Weiterlesen. Und meine Sachen zusammenpacken für morgen, 8.57 ab S Prenzlauer Allee, Ankunft in Kiel um 12.36 Uhr. Ich werde am Bahnhof abgeholt und direkt in die Uni gebracht werden.

5 thoughts on “„Nicht Persien” (Junge-Lektüren ff) ODER Mitteilung an eine Geliebte. Das Arbeitsjournal des Montags, dem 30. Mai 2011.

  1. Bub? Racker! Wie fein beobachtet.Ja, die Jungs. Was machen seine Cello-Fortschritte, von denen Sie mit verständlichem Stolz immer wieder berichteten. Schade übrigens, daß Sie selbst das Instrument mit dem Crosstrainer gewechselt haben. Sehe mir immer noch einmal gern ihre Fotos an, das Cello als Reisebegleiter. Nur auf Ihrer Kreuzfahrt war es wohl nicht dabei? Racker! Ja, der Ausdruck gefällt mir.

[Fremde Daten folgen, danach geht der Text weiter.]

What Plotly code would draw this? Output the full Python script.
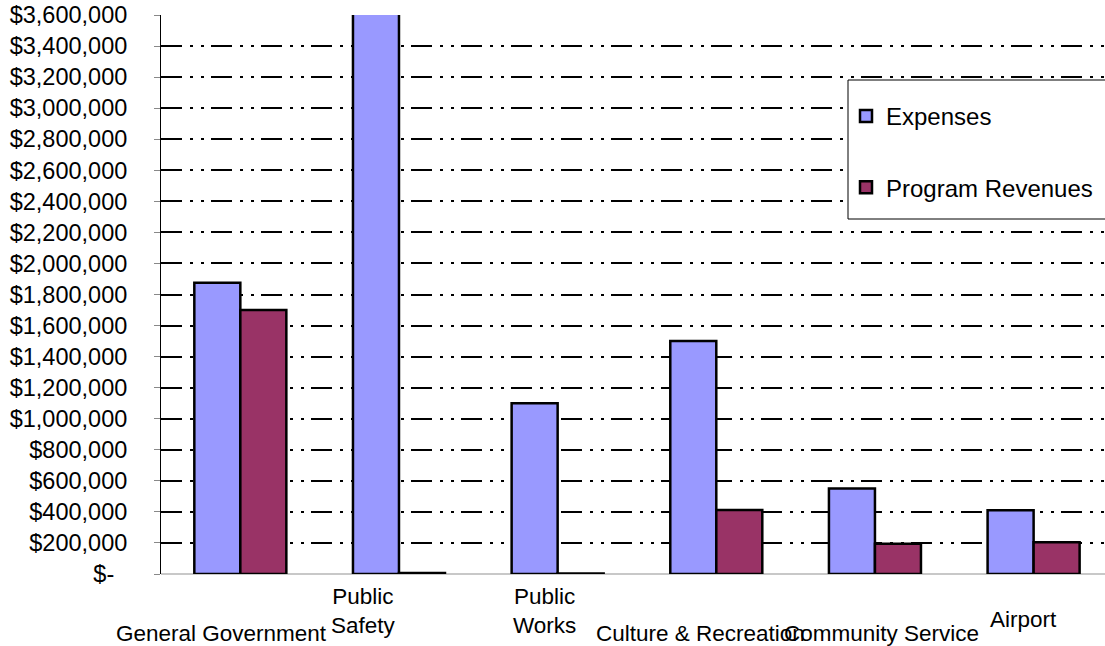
import plotly.graph_objects as go

# Governmental activities: expenses vs. program revenues by function
categories = ["General Government", "Public Safety", "Public Works",
              "Culture & Recreation", "Community Service", "Airport"]
expenses = [1875000, 4100000, 1100000, 1500000, 550000, 410000]
program_revenues = [1700000, 6000, 4000, 412000, 195000, 205000]

# Category labels as laid out under the axis (text, x shift px, y px from top)
cat_labels = ["General Government", "Public<br>Safety", "Public<br>Works",
              "Culture & Recreation", "Community Service", "Airport"]
label_xshift = [-19, -35, -13, -16, 7, -10]
label_ypix = [633, 611, 611, 633, 633, 619]

tick_vals = list(range(0, 3600001, 200000))
tick_text = ["$-\u00a0\u00a0"] + [f"${v:,}" for v in tick_vals[1:]]

FONT = "Arial, Liberation Sans, sans-serif"
W, H = 1105, 646
M_L, M_R, M_T, M_B = 161, 0, 15, 72
PW, PH = W - M_L - M_R, H - M_T - M_B


def px_x(p):
    return (p - M_L) / PW


def px_y(p):
    return (H - M_B - p) / PH


fig = go.Figure()
fig.add_trace(go.Bar(
    name="Expenses", x=categories, y=expenses,
    marker=dict(color="#9999FF", line=dict(color="black", width=2.5)),
    legendgroup="a",
))
fig.add_trace(go.Bar(
    name="Program Revenues", x=categories, y=program_revenues,
    marker=dict(color="#993366", line=dict(color="black", width=2.5)),
    legendgroup="b",
))

for i, (lab, dx, ypix) in enumerate(zip(cat_labels, label_xshift, label_ypix)):
    fig.add_annotation(
        x=categories[i], y=px_y(ypix),
        xref="x", yref="paper", text=lab, showarrow=False,
        xshift=dx, xanchor="center", yanchor="middle",
        font=dict(family=FONT, size=22.5, color="black"), align="center",
    )

# White framed box behind the legend entries
fig.add_shape(
    type="rect", xref="paper", yref="paper",
    x0=px_x(848), x1=px_x(1112), y0=px_y(219), y1=px_y(80),
    fillcolor="white", line=dict(color="black", width=1), layer="above",
)

fig.update_layout(
    width=W, height=H,
    margin=dict(l=M_L, r=M_R, t=M_T, b=M_B, pad=0),
    paper_bgcolor="white", plot_bgcolor="white",
    barmode="group", bargap=0.42, bargroupgap=0,
    font=dict(family=FONT, size=22, color="black"),
    showlegend=True,
    legend=dict(
        x=px_x(846), y=px_y(94),
        xanchor="left", yanchor="top",
        bgcolor="rgba(0,0,0,0)", borderwidth=0,
        font=dict(family=FONT, size=24, color="black"),
        traceorder="grouped", tracegroupgap=37,
    ),
    xaxis=dict(
        range=[-0.5, 5.45], showticklabels=False, ticks="",
        showgrid=False, showline=False, zeroline=False,
    ),
    yaxis=dict(
        range=[0, 3600000], tickmode="array", tickvals=tick_vals, ticktext=tick_text,
        ticks="outside", ticklen=6, tickcolor="#888888", tickwidth=1,
        ticklabelstandoff=22,
        showline=True, linecolor="black", linewidth=1,
        showgrid=True, gridcolor="black", gridwidth=2,
        griddash="21px,8px,3px,8px,3px,7px",
        zeroline=True, zerolinecolor="#c8c8c8", zerolinewidth=2,
        tickfont=dict(family=FONT, size=23.5, color="black"),
    ),
)

fig.write_html("out.html")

    1. @Ulla zum Sport. Der Crosstrainer kam ziemlich lange n a c h und war auch v o r dem Cello, das ich schlichtweg deshalb nicht weiter erlernen konnte, weil ich bei meinem Arbeitsaufwand keine drei Stunden mehr fürs tägliche Üben zur Verfügung hatte. Ich mußte mich entscheiden.
      Der Sport nun hat gesundheitliche und kosmetische Gründe: ich mag keinen Bauch, auch nicht den Ansatz eines Bauches. Zumal habe ich jahrelang Leistungssport (Cardio und Kraft) betrieben, den ich wegen einer Entzündung des Schultergürtels, die Sportfolge war, unterbrechen mußte. Da ich für meinen Sport sowohl das Frühstück als auch das Mittagessen streiche, fällt er zeitlich etwas, aber nicht zu sehr ins Gewicht. Und ich schließe ans alte Training wieder an. Es ist ziemlich erstaunlich, wie schnell sich der Körper erinnert und wie schnell er alte Werte wiedererstreitet: lauter kleine Erfolgserlebnisse, die ausgesprochen wohltuend sind. Es ist wie mit der Mathematik: die richtige Leistung erzeugt das angemessene Ergebnis – anders als im Kunstbetrieb, wo Leistung eine vielleicht notwendige, nicht aber hinreichende Bedingung für den Erfolg ist. Insofern bedeutet der Sport für mich Erholung und Entspannung.
      Der Junge wird immer besser am Instrument, auch wenn seine Neigungen deutlich woanders liegen: beim Schlagzeug und auf dem Skateboard. Er lebt, nur darauf kommt es an.

    2. Wieso ist das seltsam, als Ulla schreiben Sie ja auch etwas schmierig ironischer, dass nur ein durch und durch misstrauischer Mensch gleich wieder den Übewill liest, so gesehen, ja zur Hölle mit diesem ich nehm Dich und Deinen Bekenntnisdrang mal aufs Korn Gefiese lieber Schriftsteller, aber dann doch heimlich Tagebücher von toten Internetlosen lesen und Brinkmann für nen tollen Autor halten, böh, weil der schwatzhaft vor der Schwatzhaftigkeit war und den Arsch seiner Marlene bei jeder Gelegenheit an die Öffentlichkeit zerrte, ihr habt doch alle so einen riesen blinden Fleck auf der Hirnrinde, da möcht man schon auch manchmal weinen bei so viel Einfalt aus den Pleistozäen der ready made Maschen. Duchamp hätte mit euch kein Schach spielen wollen.